If you are even a moderate college basketball fan you cannot go wrong by reading this book. It is a well-researched and well-written history of the 1973-1974 NCAA basketball season and the beginnings of the expansion of the NCAA tournament and its transition into full-blown “March Madness.” It tells the story of legendary coaches and teams, including one in his twilight, John Wooden and his UCLA team that had won ten NCAA national championships in a 12-year period (including seven in a row). It discusses the Atlantic Coast Conference (ACC), which had several great teams—UNC, NC State, Duke, Maryland, and Virginia—but only one of which could participate in the limited NCAA tournament as conference champion.

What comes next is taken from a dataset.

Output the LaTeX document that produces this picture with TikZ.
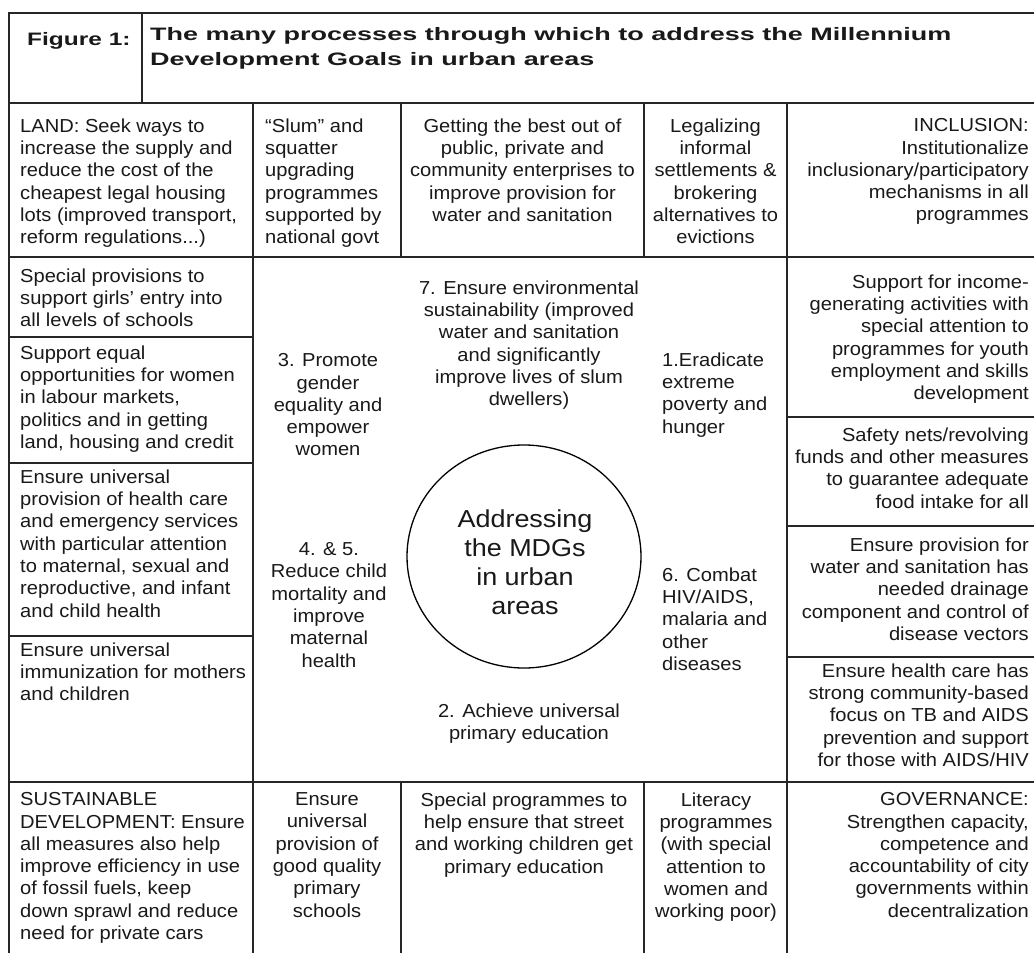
\documentclass[tikz,border=0pt]{standalone}
\usepackage{fontspec}
\usetikzlibrary{shapes.geometric}
\newfontfamily\bodyf[FakeStretch=1.07]{Liberation Sans}
\newfontfamily\circf[FakeStretch=1.1]{Liberation Sans}
\newfontfamily\titlef[FakeStretch=1.5]{Liberation Sans}
\newfontfamily\figf[FakeStretch=1.36]{Liberation Sans}
\begin{document}
\begin{tikzpicture}[x=1pt,y=-1pt,
  rule/.style={line width=1.5pt, draw=black!85},
  txt/.style={inner sep=0pt, text=black!90, font=\bodyf\fontsize{18.8}{22.3}\selectfont, execute at begin node=\strut, yshift=15.6pt},
  tl/.style={txt, anchor=north west, align=left},
  tc/.style={txt, anchor=north, align=center},
  tr/.style={txt, anchor=north east, align=right},
  ttl/.style={inner sep=0pt, text=black!90, font=\titlef\bfseries\fontsize{18}{25}\selectfont, execute at begin node=\strut, yshift=17.5pt, anchor=north west, align=left},
  figl/.style={ttl, font=\figf\bfseries\fontsize{18}{25}\selectfont},
  hubtext/.style={inner sep=0pt, text=black!90, font=\circf\fontsize{24.5}{29}\selectfont, execute at begin node=\strut, yshift=20.3pt, anchor=north, align=center}
]
\fill[white] (0,0) rectangle (1034,953);
\useasboundingbox (0,0) rectangle (1034,953);

% grid
\draw[rule] (9,953) -- (9,13) -- (1034,13);
\draw[rule] (142,13) -- (142,103);
\draw[rule] (9,103) -- (1034,103);
\draw[rule] (9,257) -- (1034,257);
\draw[rule] (9,782) -- (1034,782);
\draw[rule] (253,103) -- (253,953);
\draw[rule] (787,103) -- (787,953);
\draw[rule] (401,103) -- (401,257);
\draw[rule] (401,782) -- (401,953);
\draw[rule] (644,103) -- (644,257);
\draw[rule] (644,782) -- (644,953);
\draw[rule] (9,337) -- (253,337);
\draw[rule] (9,463) -- (253,463);
\draw[rule] (9,636) -- (253,636);
\draw[rule] (787,417) -- (1034,417);
\draw[rule] (787,526) -- (1034,526);
\draw[rule] (787,657) -- (1034,657);

% title
\node[figl] (fig) at (27,45) {Figure 1:};
\node[ttl] (title) at (150,45) {The many processes through which to address the Millennium\\Development Goals in urban areas};

% top row
\node[tl] (land) at (20,134) {LAND: Seek ways to\\increase the supply and\\reduce the cost of the\\cheapest legal housing\\lots (improved transport,\\reform regulations...)};
\node[tl] (slum) at (265,134) {“Slum” and\\squatter\\upgrading\\programmes\\supported by\\national govt};
\node[tc] (best) at (522.5,134) {Getting the best out of\\public, private and\\community enterprises to\\improve provision for\\water and sanitation};
\node[tc] (legal) at (715.5,134) {Legalizing\\informal\\settlements \&\\brokering\\alternatives to\\evictions};
\node[tr] (incl) at (1029,134) {INCLUSION:\\Institutionalize\\inclusionary/participatory\\mechanisms in all\\programmes};

% left column
\node[tl] (girls) at (20,284) {Special provisions to\\support girls’ entry into\\all levels of schools};
\node[tl] (equal) at (20,361) {Support equal\\opportunities for women\\in labour markets,\\politics and in getting\\land, housing and credit};
\node[tl] (health) at (20,485) {Ensure universal\\provision of health care\\and emergency services\\with particular attention\\to maternal, sexual and\\reproductive, and infant\\and child health};
\node[tl] (immun) at (20,658) {Ensure universal\\immunization for mothers\\and children};

% right column
\node[tr] (income) at (1029,290) {Support for income-\\generating activities with\\special attention to\\programmes for youth\\employment and skills\\development};
\node[tr] (safety) at (1029,443) {Safety nets/revolving\\funds and other measures\\to guarantee adequate\\food intake for all};
\node[tr] (drain) at (1029,553) {Ensure provision for\\water and sanitation has\\needed drainage\\component and control of\\disease vectors};
\node[tr] (tb) at (1029,679) {Ensure health care has\\strong community-based\\focus on TB and AIDS\\prevention and support\\for those with AIDS/HIV};

% centre
\node[draw, line width=1.3pt, ellipse, minimum width=234pt, minimum height=223pt, inner sep=0pt] (hub) at (524,556.5) {};
\node[hubtext] (hubt) at (525,530) {Addressing\\the MDGs\\in urban\\areas};
\node[tc] (g7) at (529,296) {7. Ensure environmental\\sustainability (improved\\water and sanitation\\and significantly\\improve lives of slum\\dwellers)};
\node[tc] (g3) at (328,369) {3. Promote\\gender\\equality and\\empower\\women};
\node[tc] (g45) at (329,558) {4. \& 5.\\Reduce child\\mortality and\\improve\\maternal\\health};
\node[tl] (g1) at (662,368) {1.Eradicate\\extreme\\poverty and\\hunger};
\node[tl] (g6) at (662,583) {6. Combat\\HIV/AIDS,\\malaria and\\other\\diseases};
\node[tc] (g2) at (529,719) {2. Achieve universal\\primary education};

% bottom row
\node[tl] (sust) at (20,808) {SUSTAINABLE\\DEVELOPMENT: Ensure\\all measures also help\\improve efficiency in use\\of fossil fuels, keep\\down sprawl and reduce\\need for private cars};
\node[tc] (school) at (327,808) {Ensure\\universal\\provision of\\good quality\\primary\\schools};
\node[tc] (street) at (524,808) {Special programmes to\\help ensure that street\\and working children get\\primary education};
\node[tc] (lit) at (716,808) {Literacy\\programmes\\(with special\\attention to\\women and\\working poor)};
\node[tr] (gov) at (1029,808) {GOVERNANCE:\\Strengthen capacity,\\competence and\\accountability of city\\governments within\\decentralization};
\end{tikzpicture}
\end{document}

This was the last year in which that would be the case, and the expansion of the NCAA tournament the next year began the process whereby rivalries and even grudges became common themes of March Madness, as the “Final Four” showdown developed. This is a narrative history, and a very fine one, but also one which asks a significant question, how does a cultural touchstone—in this case the NCAA basketball tournament—emerge from what went before. It pursues the answer with verve and style.
The scholarship is excellent; I especially appreciated the insights offered by the authors’ efforts to blend oral history with scholarly reflection. This is not surprising coming from two very fine historians with a wealth of experience in crafting fine historical narratives. Enjoy.